-- START Input for this task --

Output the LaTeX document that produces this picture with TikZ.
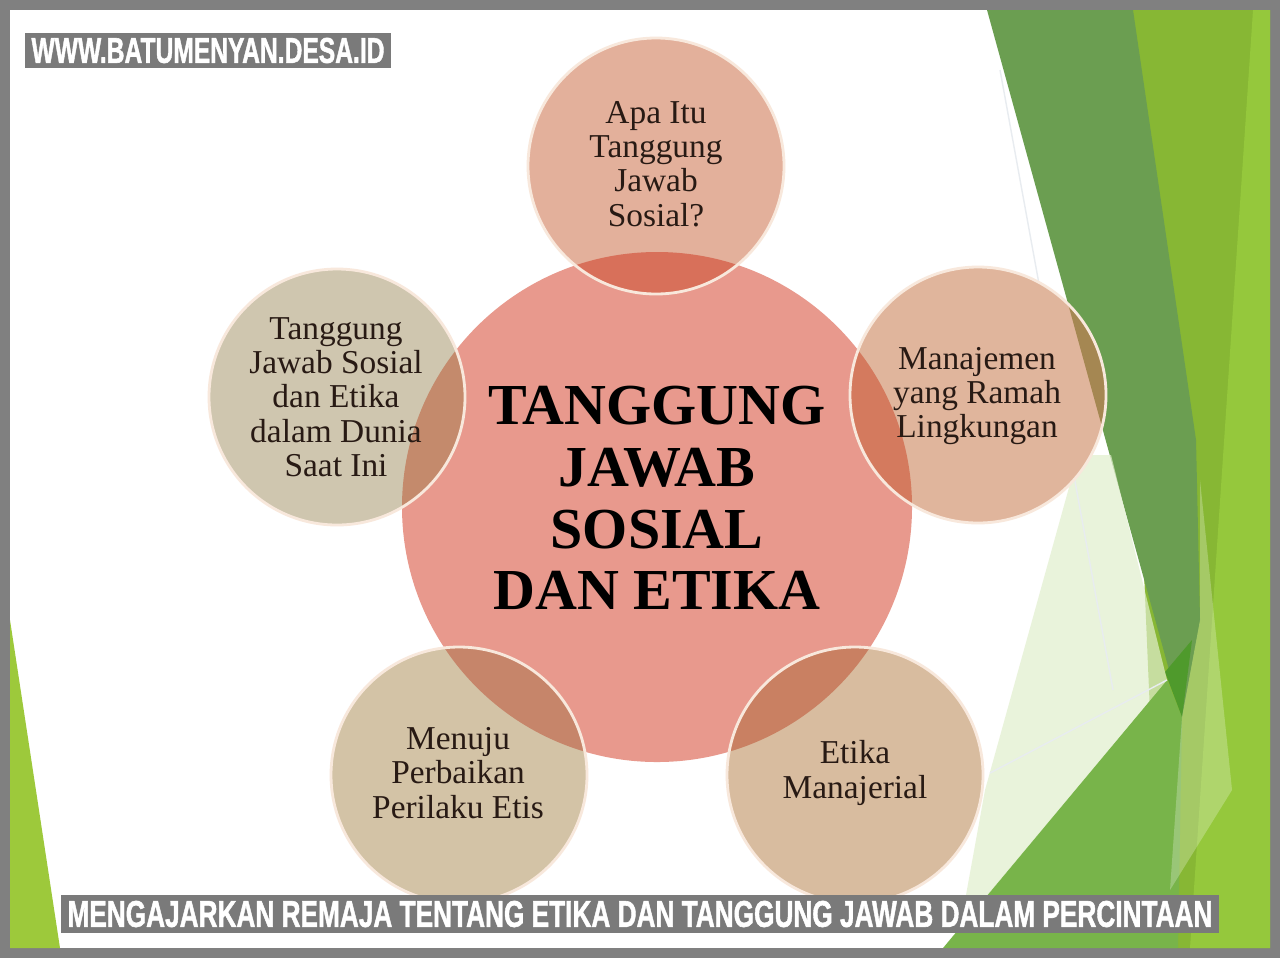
\documentclass[tikz,border=0pt]{standalone}
\usepackage{fontspec}
\setmainfont{Liberation Serif}
\newfontfamily\bannerfont[FakeBold=1.6]{Liberation Sans}
\usepackage{graphicx}
\usepackage{tikz}
\usetikzlibrary{calc}

\definecolor{frameGrey}{RGB}{128,128,128}
\definecolor{bannerGrey}{RGB}{122,122,122}
\definecolor{inkDark}{RGB}{40,26,20}
\definecolor{hubRose}{RGB}{232,153,141}
\definecolor{satTop}{RGB}{227,176,155}
\definecolor{satUR}{RGB}{224,181,156}
\definecolor{satLR}{RGB}{216,188,159}
\definecolor{satLL}{RGB}{211,195,166}
\definecolor{satUL}{RGB}{207,198,175}
\definecolor{ovTop}{RGB}{216,112,90}
\definecolor{ovUR}{RGB}{212,122,94}
\definecolor{ovLR}{RGB}{201,128,98}
\definecolor{ovLL}{RGB}{198,133,106}
\definecolor{ovUL}{RGB}{196,138,108}
\definecolor{ovLeaf}{RGB}{165,135,82}
\definecolor{rimCream}{RGB}{248,232,220}
\definecolor{leafDark}{RGB}{107,158,81}
\definecolor{leafYellow}{RGB}{135,183,52}
\definecolor{leafBright}{RGB}{149,200,60}
\definecolor{leafMid}{RGB}{120,180,74}
\definecolor{leafDeep}{RGB}{79,154,44}
\definecolor{leafPale}{RGB}{225,238,205}
\definecolor{leafLime}{RGB}{157,201,59}
\definecolor{facetLine}{RGB}{232,236,240}

\tikzset{
  sat/.style={align=center, text=inkDark, font=\fontsize{9.5}{9.75}\selectfont},
  hubtext/.style={align=center, text=black, font=\fontsize{16.5}{17.6}\selectfont\bfseries},
  rim/.style={draw=rimCream, line width=0.8pt},
  banner/.style={fill=bannerGrey, text=white, inner sep=0pt, font=\bannerfont\bfseries},
}

\begin{document}
\begin{tikzpicture}[x=1cm,y=-1cm]
  \useasboundingbox (0,0) rectangle (12.8,9.58);
  \fill[frameGrey] (0,0) rectangle (12.8,9.58);
  \fill[white] (0.1,0.1) rectangle (12.7,9.48);

  % green facets
  \coordinate (b1) at (9.87,0.1);
  \coordinate (b2) at (11.33,0.1);
  \coordinate (b3) at (11.96,4.40);
  \coordinate (b4) at (12.00,6.20);
  \coordinate (b5) at (11.82,7.17);
  \fill[leafYellow] (11.2,0.1) -- (12.7,0.1) -- (12.7,9.48) -- (11.6,9.48) -- cycle;
  \fill[leafBright] (12.53,0.1) -- (12.7,0.1) -- (12.7,9.48) -- (11.9,9.48) -- cycle;
  \fill[leafDark] (b1) -- (b2) -- (b3) -- (b4) -- (b5) -- cycle;
  \fill[leafMid] (9.43,9.48) -- (11.67,6.80) -- (b5) -- (11.78,9.48) -- cycle;
  \fill[leafDeep] (11.65,6.72) -- (11.92,6.40) -- (b5) -- cycle;
  \fill[white, opacity=0.25] (12.00,4.80) -- (12.32,7.90) -- (11.70,8.90) -- (b5) -- (b4) -- cycle;
  \fill[leafPale, opacity=0.7] (10.78,4.55) -- (11.11,4.55) -- (11.67,6.80) -- (9.60,9.28) -- (9.85,7.90) -- cycle;
  \draw[facetLine, line width=0.4pt] (10.00,0.70) -- (11.13,6.90);
  \draw[facetLine, line width=0.4pt] (9.90,7.73) -- (11.67,6.80);
  \fill[leafLime] (0.1,6.2) -- (0.6,9.48) -- (0.1,9.48) -- cycle;

  % circles
  \coordinate (hubC) at (6.57,5.07);
  \coordinate (topC) at (6.56,1.66);
  \coordinate (urC) at (9.78,3.95);
  \coordinate (lrC) at (8.55,7.75);
  \coordinate (llC) at (4.59,7.75);
  \coordinate (ulC) at (3.37,3.97);

  \fill[hubRose] (hubC) circle (2.55);
  \fill[satTop] (topC) circle (1.28);
  \fill[satUR] (urC) circle (1.28);
  \fill[satLR] (lrC) circle (1.28);
  \fill[satLL] (llC) circle (1.28);
  \fill[satUL] (ulC) circle (1.28);

  \begin{scope}
    \clip (hubC) circle (2.55);
    \fill[ovTop] (topC) circle (1.28);
    \fill[ovUR] (urC) circle (1.28);
    \fill[ovLR] (lrC) circle (1.28);
    \fill[ovLL] (llC) circle (1.28);
    \fill[ovUL] (ulC) circle (1.28);
  \end{scope}
  \begin{scope}
    \clip (b1) -- (b2) -- (b3) -- (b4) -- (b5) -- cycle;
    \fill[ovLeaf] (urC) circle (1.28);
  \end{scope}

  \foreach \c in {topC,urC,lrC,llC,ulC}
    \draw[rim] (\c) circle (1.28);

  \node[hubtext] (hub) at (6.57,4.98) {TANGGUNG\\JAWAB\\SOSIAL\\DAN ETIKA};
  \node[sat] (apa) at (6.56,1.64) {Apa Itu\\Tanggung\\Jawab\\Sosial?};
  \node[sat] (ramah) at (9.77,3.96) {Manajemen\\yang Ramah\\Lingkungan};
  \node[sat] (manajerial) at (8.55,7.73) {Etika\\Manajerial};
  \node[sat] (etis) at (4.58,7.73) {Menuju\\Perbaikan\\Perilaku Etis};
  \node[sat] (dunia) at (3.36,3.97) {Tanggung\\Jawab Sosial\\dan Etika\\dalam Dunia\\Saat Ini};

  % banners
  \node[banner, minimum width=3.66cm, minimum height=0.35cm] (site) at (2.08,0.505)
    {\resizebox{3.53cm}{0.25cm}{WWW.BATUMENYAN.DESA.ID}};
  \node[banner, minimum width=11.58cm, minimum height=0.38cm] (title) at (6.40,9.14)
    {\resizebox{11.45cm}{0.26cm}{MENGAJARKAN REMAJA TENTANG ETIKA DAN TANGGUNG JAWAB DALAM PERCINTAAN}};
\end{tikzpicture}
\end{document}
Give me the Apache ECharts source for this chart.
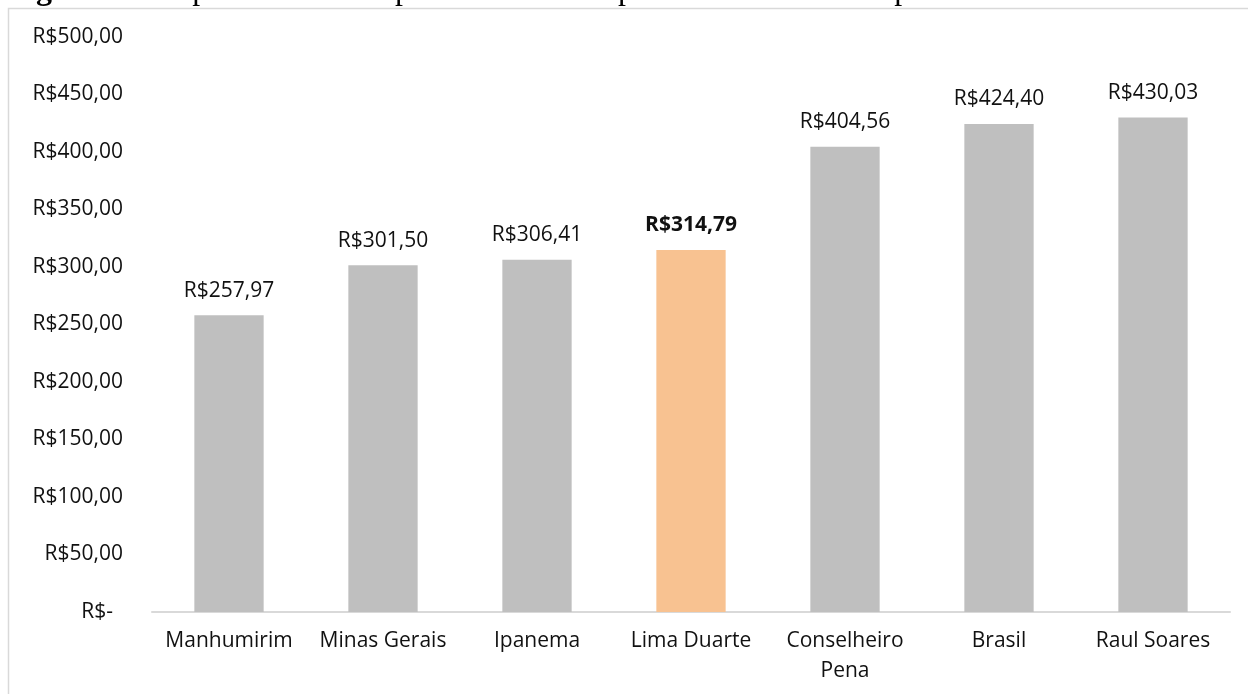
<!DOCTYPE html>
<html>
<head>
<meta charset="utf-8">
<script src="https://cdn.jsdelivr.net/npm/echarts@6/dist/echarts.min.js"></script>
<style>
  html, body { margin: 0; padding: 0; background: #fff; }
  #main { width: 1248px; height: 694px; }
</style>
</head>
<body>
<div id="main"></div>
<script>
var chartDom = document.getElementById('main');
var myChart = echarts.init(chartDom);
var option;

// Municipalities on the x axis
const categories = ['Manhumirim', 'Minas Gerais', 'Ipanema', 'Lima Duarte', 'Conselheiro\nPena', 'Brasil', 'Raul Soares'];
// Current expenses per economy (R$)
const values = [257.97, 301.50, 306.41, 314.79, 404.56, 424.40, 430.03];
// Index of the highlighted provider
const highlightIndex = 3;
// Y axis range
const yMin = 0;
const yMax = 500;
const yStep = 50;

const fontFamily = '"Open Sans", "Noto Sans", sans-serif';

function brl(v) {
    if (v === 0) return 'R$-';
    return 'R$' + v.toFixed(2).replace('.', ',');
}

const seriesData = values.map(function (v, i) {
    var item = {
        value: v,
        itemStyle: { color: i === highlightIndex ? '#F8C291' : '#BFBFBF' }
    };
    if (i === highlightIndex) {
        item.label = { fontWeight: 'bold' };
    }
    return item;
});

option = {
    animation: false,
    grid: {
        top: 37,
        bottom: 82,
        left: 152,
        right: 18
    },
    xAxis: {
        type: 'category',
        data: categories,
        axisLine: { lineStyle: { color: '#D9D9D9', width: 2 } },
        axisTick: { show: false },
        axisLabel: {
            color: '#111',
            fontSize: 21,
            fontFamily: fontFamily,
            lineHeight: 30,
            margin: 14,
            interval: 0
        }
    },
    yAxis: {
        type: 'value',
        min: yMin,
        max: yMax,
        interval: yStep,
        splitLine: { show: false },
        axisLine: { show: false },
        axisTick: { show: false },
        axisLabel: {
            color: '#111',
            fontSize: 21,
            fontFamily: fontFamily,
            margin: 29,
            // accounting style: the dash sits left of the decimal column
            formatter: function (v) {
                return v === 0 ? '{z|' + brl(v) + '}' : brl(v);
            },
            rich: {
                z: {
                    color: '#111',
                    fontSize: 21,
                    fontFamily: fontFamily,
                    padding: [0, 10, 0, 0]
                }
            }
        }
    },
    series: [
        {
            type: 'bar',
            data: seriesData,
            barWidth: '45%',
            label: {
                show: true,
                position: 'top',
                distance: 14,
                color: '#111',
                fontSize: 21,
                fontFamily: fontFamily,
                formatter: function (p) { return brl(p.value); }
            }
        }
    ],
    graphic: {
        elements: [
            {
                // chart frame
                type: 'rect',
                shape: { x: 8.5, y: 8.5, width: 1260, height: 720 },
                style: { fill: 'none', stroke: '#D9D9D9', lineWidth: 1.5 },
                silent: true
            },
            {
                // figure caption, cut off by the top edge
                type: 'text',
                x: 1120,
                y: 7,
                style: {
                    text: '{b|Figura 7:} Despesas correntes por economia do prestador e de municípios semelhantes.',
                    font: '32px "Liberation Serif", serif',
                    fill: '#000',
                    align: 'right',
                    verticalAlign: 'bottom',
                    rich: {
                        b: { font: 'bold 32px "Liberation Serif", serif', fill: '#000' }
                    }
                },
                z: 100
            }
        ]
    }
};

myChart.setOption(option);
</script>
</body>
</html>
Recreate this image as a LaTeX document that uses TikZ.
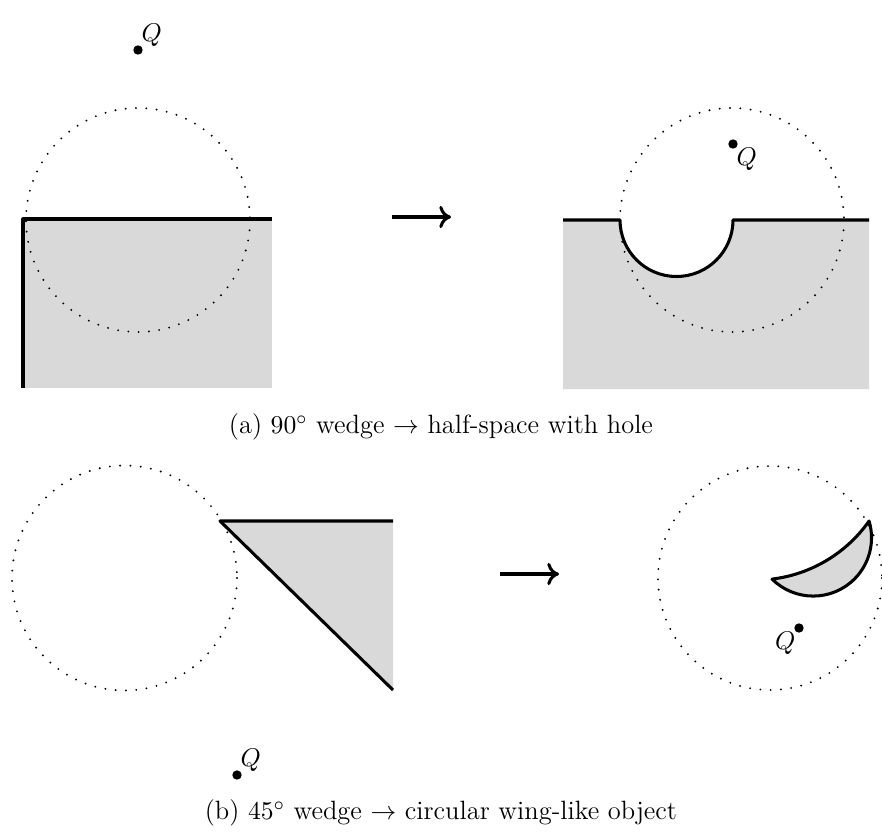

-- END Input for this task --

What the task requires
Find all the lines containing "that" in the material, then copy them.

Solution to the problem
Output the LaTeX document that produces this picture with TikZ.
Recreate this image as a LaTeX document that uses TikZ.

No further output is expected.